福岡藩の栗山宗家は断絶したが、その血脈や名は各地に残っている。豊前中津には、黒田家の筑前移封に従わなかった栗山家の一族がおり、その子孫は現在も「栗山堂」という屋号で300年以上続く和菓子店を営んでいると伝えられている 4 。
また、利安と大膳が治めた福岡県朝倉市杷木には、地元で「大膳楠」と呼ばれる巨大な楠が残っており、大膳にまつわる伝説と共に今に語り継がれている 22 。
栗山善助利安の生涯は、戦国乱世における主従関係の一つの理想形を体現したものであった。彼は、戦場にあっては黒田八虎の一人として比類なき武勇を誇り、平時においては筆頭家老として藩政を的確に運営する行政手腕と、荒ぶる猛将母里太兵衛すら心服させる人徳を兼ね備えていた。まさに「智」と「勇」を両立させた武将であった。
彼の人生は、黒田官兵衛・長政という二人の傑出した主君から寄せられた、絶対的な信頼によって貫かれている。主君の危機には我が身を顧みず、国家的な動乱の際には冷静沈着に最善の策を講じ、そして新興大名である黒田家の創業期をその腕と知恵で支え抜いた。黒田家の歴史における重大な局面には、常に彼の存在があったと言ってよい。

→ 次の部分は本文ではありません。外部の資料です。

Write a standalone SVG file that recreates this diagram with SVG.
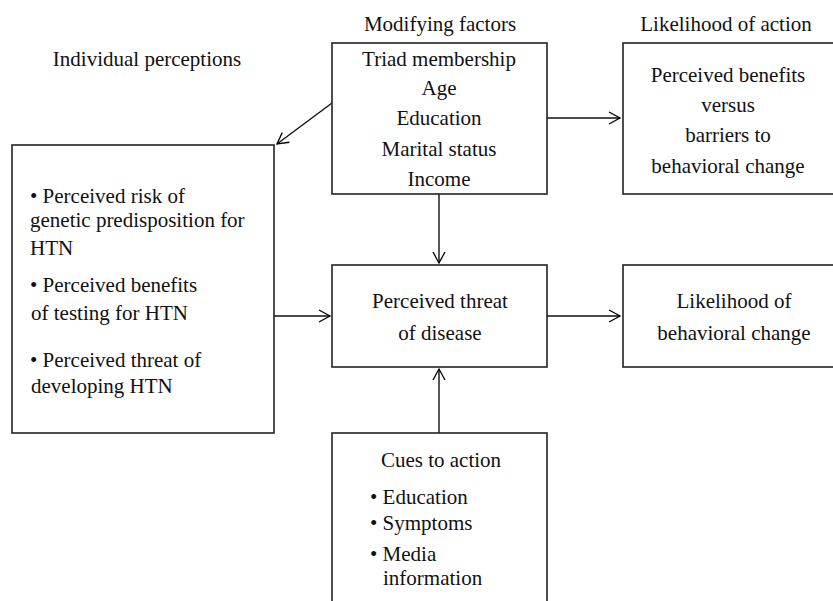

利安は、単なる一人の功臣に留まらない。官兵衛の遺言と兜に象徴されるように、彼は主家の安泰を生涯にわたって支え続けることを宿命づけられた「守護者」であった。その死後、息子・大膳が引き起こした黒田騒動の悲劇は、彼が築き、そして息子に託した「忠義」というものの重さを、逆説的に、そして鮮烈に物語っている。その智勇と揺るぎない忠誠心は、数多の武将が覇を競った時代において、ひときわ強い輝きを放っている。